Mark Twain's Life and Works
by Gregg Camfield, University of California, Merced
The Mississippi River Valley is not identical with Mark Twain's Mississippi Valley. From a strictly physical point of view, the River has a number of headwaters ranging from the Continental Divide in the West to the Crest of the Appalachians in the East, all of which tend toward the great central channel, which bisects a lowland that ranges from Minnesota in the North to the Gulf of Mexico.
The basin encompasses prairies, deserts, rain forests, coniferous forests, deciduous forests, swamps, mountains, glacial moraines, and climates ranging from the deep winters of Montana, North Dakota and Minnesota, to the nearly tropical climate of Southern Louisiana. There is natural diversity enough to capture the interest of science, and any number of geographical resources can describe the physical reality of the Mississippi Basin.
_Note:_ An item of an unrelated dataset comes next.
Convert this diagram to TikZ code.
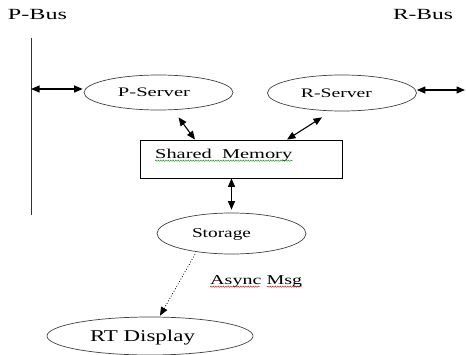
\documentclass[tikz,border=0pt]{standalone}
\usepackage{fontspec}
\setmainfont{Liberation Serif}
\usepackage{graphicx}
\usetikzlibrary{shapes.geometric,arrows.meta,decorations.pathmorphing}
\newcommand{\wtxt}[3]{{\fontsize{#1}{#1}\selectfont\resizebox{#2}{\height}{#3}}}
\begin{document}
\begin{tikzpicture}[x=1pt,y=1pt,
  ell/.style={ellipse, draw=black!75, line width=0.7pt, inner sep=0pt, text depth=0pt, text height=8.6pt, minimum width=149pt, minimum height=35pt},
  txt/.style={inner sep=0pt},
  dbl/.style={{Triangle[length=8.5pt,width=7pt]}-{Triangle[length=8.5pt,width=7pt]}, line width=1.1pt},
  asyncarr/.style={-{Triangle[length=8.5pt,width=7pt]}, dotted, line width=0.8pt},
  squig/.style={decorate, decoration={snake, amplitude=0.7pt, segment length=2.5pt}, line width=0.4pt}
]
\useasboundingbox (0,0) rectangle (466,354);
% bus labels
\node[txt, anchor=base] (pbuslbl) at (37.5,334.7) {\wtxt{15.5}{59pt}{P-Bus}};
\node[txt, anchor=base] (rbuslbl) at (423,334.7) {\wtxt{15.5}{60pt}{R-Bus}};
% P-bus line
\coordinate (pbtop) at (31,316);
\coordinate (pbbot) at (31,139);
\draw[line width=0.9pt, black!80] (pbtop) -- (pbbot);
\coordinate (pb) at (31,265);
\coordinate (rb) at (465,264);
% servers
\node[ell] (ps) at (158.5,261.5) {\wtxt{13}{72pt}{P-Server}\hspace*{9pt}};
\node[ell, minimum height=36pt] (rs) at (342,261) {\wtxt{13}{71pt}{R-Server}\hspace*{11pt}};
% shared memory
\node[draw, line width=0.8pt, minimum width=202pt, minimum height=38pt, inner sep=0pt] (sm) at (241,195) {};
\node[txt, anchor=base west] (smlbl) at (155,195.7) {\wtxt{13.5}{137pt}{Shared\ \ Memory}};
\draw[squig, green!60!black] (155,193.3) -- (292.5,193.3);
% storage
\node[ell, minimum height=41pt, text height=8.9pt] (st) at (231.5,120.5) {\wtxt{13.5}{59pt}{Storage}\hspace*{20pt}};
% RT display
\node[ell, minimum width=206pt, minimum height=38pt, text height=10.9pt] (rt) at (150,18) {\wtxt{16.5}{105pt}{RT Display}\hspace*{15pt}};
% async label
\node[txt, anchor=base west] (async) at (210,70) {\wtxt{13.5}{92pt}{Async Msg}};
\draw[squig, red!85!black] (210,67.3) -- (260,67.3);
\draw[squig, red!85!black] (267,67.3) -- (302,67.3);
% connectors
\draw[dbl] (pb) -- ([xshift=-1pt]pb -| ps.west);
\draw[dbl] (rs.east |- rb) -- (rb);
\draw[dbl] ([xshift=20pt,yshift=-7pt]ps.south) -- ([xshift=-46pt]sm.north);
\draw[dbl] ([xshift=-20pt,yshift=-6pt]rs.south) -- ([xshift=46pt]sm.north);
\draw[dbl] (st.north |- sm.south) -- ([yshift=3pt]st.north);
\draw[asyncarr] ([xshift=-36.5pt]st.south) -- ([xshift=10pt,yshift=1pt]rt.north);
\end{tikzpicture}
\end{document}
But Mark Twain's Mississippi is a human place, where the physical environment symbolized both a personal and a national history, where nature appeared alternately as a nurturing parent or as indifferent testing ground, where the river manifested either the flow of virtue or repository of vice, where human ingenuity found a fitting adversary and collaborator, where the water carried a commerce that promised wealth and threatened poverty, where one's ability to read signs meant all the difference between success and failure–which all too often meant annihilation. And while Mark Twain may be our best known artist of the river's human meaning, his was but one voice in a chorus that, to this day, sees a symbolic quality in “America's Heartland.” When Twain came to our world in it, it was still America's frontier, an equally evocative, though quite different symbolic place.